An ECS, for example, of the PI2 or G6 flavor, is using NVIDIA Tesla T4 GPUs. However, when you run nvidia-smi to check the GPU usage, the following information is displayed:
No devices were found

Possible Causes

NVIDIA Tesla T4 GPU is a new version of NVIDIA. By default, the GSP firmware is enabled and used. As a result, the GPU cannot be identified.

Method 1

The following settings will become invalid after the ECS is restarted.

  1. Remove the NVIDIA kernel module.

    rmmod nvidia_drm

    rmmod nvidia_modeset

    rmmod nvidia

  2. Disable GSP firmware and load the NVIDIA kernel module.
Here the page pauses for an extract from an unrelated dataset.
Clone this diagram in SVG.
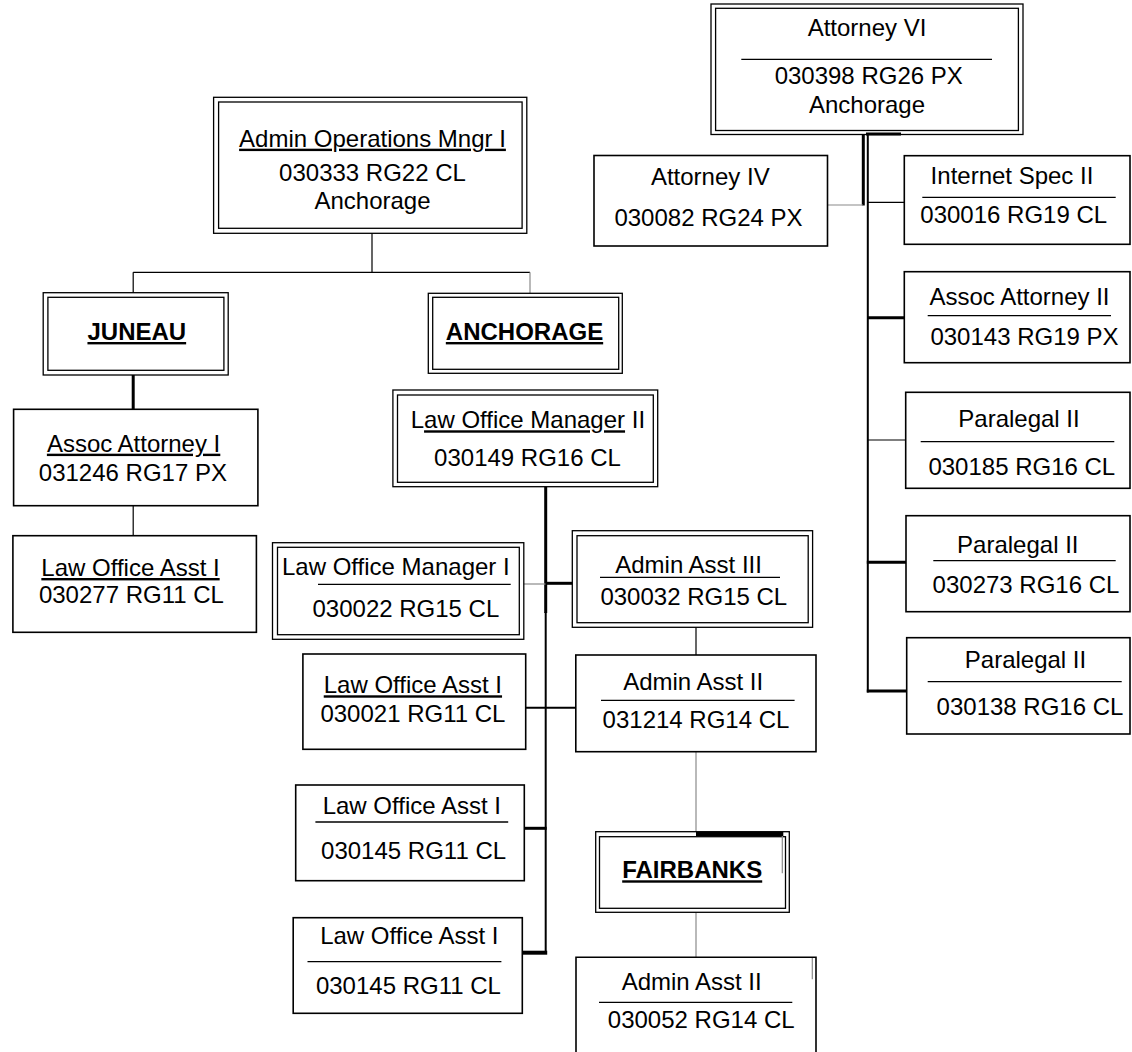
<svg xmlns="http://www.w3.org/2000/svg" width="1132" height="1052" viewBox="0 0 1132 1052">
<style>
  text { font-family: "Liberation Sans", Arial, sans-serif; font-size: 24px; fill: #000; }
  .c { text-anchor: middle; }
  .b { font-weight: bold; }
  .u { text-decoration: underline; }
  .box { fill: #fff; stroke: #000; stroke-width: 1.6; }
  .dbl { fill: none; stroke: #000; stroke-width: 1.3; }
  .sep { stroke: #000; stroke-width: 1.3; fill: none; }
  .thin { stroke: #000; stroke-width: 1.2; fill: none; }
  .grey { stroke: #8a8a8a; stroke-width: 1.2; fill: none; }
  .med { stroke: #000; stroke-width: 2; fill: none; }
  .thick { stroke: #000; stroke-width: 3; fill: none; }
  .vthick { stroke: #000; stroke-width: 4; fill: none; }
</style>
<rect width="1132" height="1052" fill="#fff"/>

<g id="connectors">
  <!-- Admin Ops -->
  <path class="thin" d="M372,233.3 V272.3 M133.2,272.3 H530 M133.2,272.3 V292.7"/>
  <path class="grey" d="M530,272.3 V293"/>
  <!-- Juneau -->
  <path class="thick" d="M133.2,375 V409.3"/>
  <path class="thin" d="M133.2,505.7 V535.7"/>
  <!-- Anchorage trunk -->
  <path class="thick" d="M545.7,486.7 V613"/>
  <path class="med" d="M545.7,612 V953"/>
  <path class="grey" d="M523.8,584 H545.7"/>
  <path class="thick" d="M545.7,583.3 H572.3"/>
  <path class="med" d="M525.7,707.7 H575.8"/>
  <path class="thick" d="M524.3,828.3 H546.7"/>
  <path class="vthick" d="M522.3,952.7 H547.2"/>
  <path class="thin" d="M696,627.3 V655"/>
  <path class="grey" d="M696,751.7 V831.7"/>
  <path class="grey" d="M696,912.3 V957.3"/>
  <!-- Attorney VI trunk -->
  <path class="thick" d="M866,134 H901"/>
  <path class="thick" d="M863.3,134 V205.5"/>
  <path class="med" d="M867.8,134 V692.5"/>
  <path class="grey" d="M827.5,205 H863"/>
  <path class="thin" d="M867.8,202.3 H904.3"/>
  <path class="thick" d="M867.8,317.7 H904.3"/>
  <path class="thin" d="M867.8,440 H907"/>
  <path class="thick" d="M866.8,562.3 H906"/>
  <path class="thick" d="M866.8,691 H907.5"/>
</g>

<g id="admin-ops">
  <rect class="dbl" x="213.6" y="97.3" width="313.2" height="136"/>
  <rect class="dbl" x="218.6" y="102" width="303.5" height="126.3"/>
  <text class="c u" x="372.5" y="146.7">Admin Operations Mngr I</text>
  <text class="c" x="372.5" y="180.7">030333 RG22 CL</text>
  <text class="c" x="372.5" y="209.3">Anchorage</text>
</g>

<g id="attorney-vi">
  <rect class="dbl" x="711" y="4" width="312" height="130.5"/>
  <rect class="dbl" x="715.6" y="8.3" width="302.8" height="122.2"/>
  <text class="c" x="867" y="36">Attorney VI</text>
  <path class="sep" d="M741.3,59.3 H992"/>
  <text class="c" x="868.7" y="84">030398 RG26 PX</text>
  <text class="c" x="867" y="112.7">Anchorage</text>
</g>

<g id="attorney-iv">
  <rect class="box" x="594" y="155.5" width="233.5" height="90.5"/>
  <text class="c" x="710.3" y="185">Attorney IV</text>
  <text class="c" x="708.5" y="226">030082 RG24 PX</text>
</g>

<g id="internet-spec-ii">
  <rect class="box" x="904.3" y="155.7" width="225.7" height="88.6"/>
  <text class="c" x="1012" y="184">Internet Spec II</text>
  <path class="sep" d="M922.3,197.3 H1115.7"/>
  <text class="c" x="1013.7" y="223.3">030016 RG19 CL</text>
</g>

<g id="assoc-attorney-ii">
  <rect class="box" x="904.3" y="271.7" width="225.7" height="91"/>
  <text class="c" x="1019.5" y="305">Assoc Attorney II</text>
  <path class="sep" d="M927.7,315.7 H1111"/>
  <text class="c" x="1024.5" y="345">030143 RG19 PX</text>
</g>

<g id="paralegal-030185">
  <rect class="box" x="905.7" y="392.3" width="224.3" height="96"/>
  <text class="c" x="1019" y="426.7">Paralegal II</text>
  <path class="sep" d="M920.7,441.7 H1114.3"/>
  <text class="c" x="1021.8" y="475">030185 RG16 CL</text>
</g>

<g id="paralegal-030273">
  <rect class="box" x="906" y="515.7" width="224" height="96"/>
  <text class="c" x="1017.8" y="552.7">Paralegal II</text>
  <path class="sep" d="M933.3,560.7 H1115.7"/>
  <text class="c" x="1026" y="592.7">030273 RG16 CL</text>
</g>

<g id="paralegal-030138">
  <rect class="box" x="906.7" y="637.7" width="223.3" height="96.3"/>
  <text class="c" x="1025.5" y="668.3">Paralegal II</text>
  <path class="sep" d="M927.7,681.7 H1121.7"/>
  <text class="c" x="1030" y="715">030138 RG16 CL</text>
</g>

<g id="juneau">
  <rect class="dbl" x="43.2" y="292.7" width="185" height="82.3"/>
  <rect class="dbl" x="47.9" y="297.3" width="176" height="73"/>
  <text class="c b u" x="136.8" y="340">JUNEAU</text>
</g>

<g id="anchorage">
  <rect class="dbl" x="428.3" y="293.3" width="194" height="80"/>
  <rect class="dbl" x="432.7" y="297.3" width="186" height="72"/>
  <text class="c b u" x="524.5" y="340">ANCHORAGE</text>
</g>

<g id="assoc-attorney-i">
  <rect class="box" x="13.6" y="409.3" width="244.3" height="96.4"/>
  <text class="c u" x="133.6" y="451.7">Assoc Attorney I</text>
  <text class="c" x="132.9" y="480.7">031246 RG17 PX</text>
</g>

<g id="law-office-asst-030277">
  <rect class="box" x="12.9" y="535.7" width="243.5" height="96.6"/>
  <text class="c u" x="130.5" y="576">Law Office Asst I</text>
  <text class="c" x="131.4" y="602.7">030277 RG11 CL</text>
</g>

<g id="law-office-manager-ii">
  <rect class="dbl" x="392.9" y="390" width="264.8" height="96.7"/>
  <rect class="dbl" x="397.5" y="395" width="255.8" height="87.3"/>
  <text x="410.7" y="428.3">L<tspan class="u">aw Office Manager</tspan> II</text>
  <text class="c" x="527.5" y="465.7">030149 RG16 CL</text>
</g>

<g id="law-office-manager-i">
  <rect class="dbl" x="272.5" y="542.7" width="251.3" height="96.6"/>
  <rect class="dbl" x="277.5" y="547.3" width="241.8" height="87.4"/>
  <text x="282" y="575">Law Office Manager I</text>
  <path class="sep" d="M318,584.3 H510.7"/>
  <text class="c" x="405.9" y="617.3">030022 RG15 CL</text>
</g>

<g id="admin-asst-iii">
  <rect class="dbl" x="572.3" y="530.7" width="240.3" height="96.6"/>
  <rect class="dbl" x="577" y="535.7" width="231.2" height="87"/>
  <text class="c" x="688.6" y="572.7">Admin Asst III</text>
  <path class="sep" d="M600,577.3 H780"/>
  <text class="c" x="693.8" y="605">030032 RG15 CL</text>
</g>

<g id="admin-asst-ii-031214">
  <rect class="box" x="575.8" y="655" width="240.2" height="96.7"/>
  <text class="c" x="693.2" y="690">Admin Asst II</text>
  <path class="sep" d="M601,700.3 H794.6"/>
  <text class="c" x="696" y="728.3">031214 RG14 CL</text>
</g>

<g id="law-office-asst-030021">
  <rect class="box" x="302.9" y="654" width="222.8" height="95.3"/>
  <text class="c u" x="412.9" y="693.3">Law Office Asst I</text>
  <text class="c" x="412.9" y="721.7">030021 RG11 CL</text>
</g>

<g id="law-office-asst-030145-a">
  <rect class="box" x="295.7" y="785" width="228.6" height="95.7"/>
  <text class="c" x="411.8" y="814">Law Office Asst I</text>
  <path class="sep" d="M315.4,822 H508.2"/>
  <text class="c" x="413.6" y="859.3">030145 RG11 CL</text>
</g>

<g id="law-office-asst-030145-b">
  <rect class="box" x="293.2" y="917.7" width="229.1" height="95.6"/>
  <text class="c" x="409.3" y="944">Law Office Asst I</text>
  <path class="sep" d="M307.5,961.7 H501.4"/>
  <text class="c" x="408.4" y="994">030145 RG11 CL</text>
</g>

<g id="fairbanks">
  <rect class="dbl" x="595.7" y="831.7" width="193.6" height="80.6"/>
  <rect class="dbl" x="599.5" y="836.7" width="186" height="71.6"/>
  <path class="vthick" d="M696,834 H783.3"/>
  <path class="grey" d="M782.3,836 V873.3"/>
  <text class="c b u" x="692.2" y="878.3">FAIRBANKS</text>
</g>

<g id="admin-asst-ii-030052">
  <path class="box" d="M576,1053 V957.3 H816 V1053"/>
  <path class="grey" d="M812.3,958 V979.3"/>
  <text class="c" x="691.7" y="990">Admin Asst II</text>
  <path class="sep" d="M599,1002.3 H792.3"/>
  <text class="c" x="701.2" y="1028.3">030052 RG14 CL</text>
</g>
</svg>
    modprobe nvidia NVreg_EnableGpuFirmware=0

    modprobe nvidia_drm

    modprobe nvidia_modeset

  3. If the fault persists, contact customer service.

Method 2

  1. Run the following command to open the /etc/modprobe.d/nvidia.conf file:

    vim /etc/modprobe.d/nvidia.conf

    Press i to enter the editing mode.

  2. Add the following information to /etc/modprobe.d/nvidia.conf:
    options nvidia NVreg_EnableGpuFirmware=0

    Press Esc, enter :wq!, and exit.

  3. Run the following command to restart the ECS:

    reboot

  4. If the fault persists, contact customer service.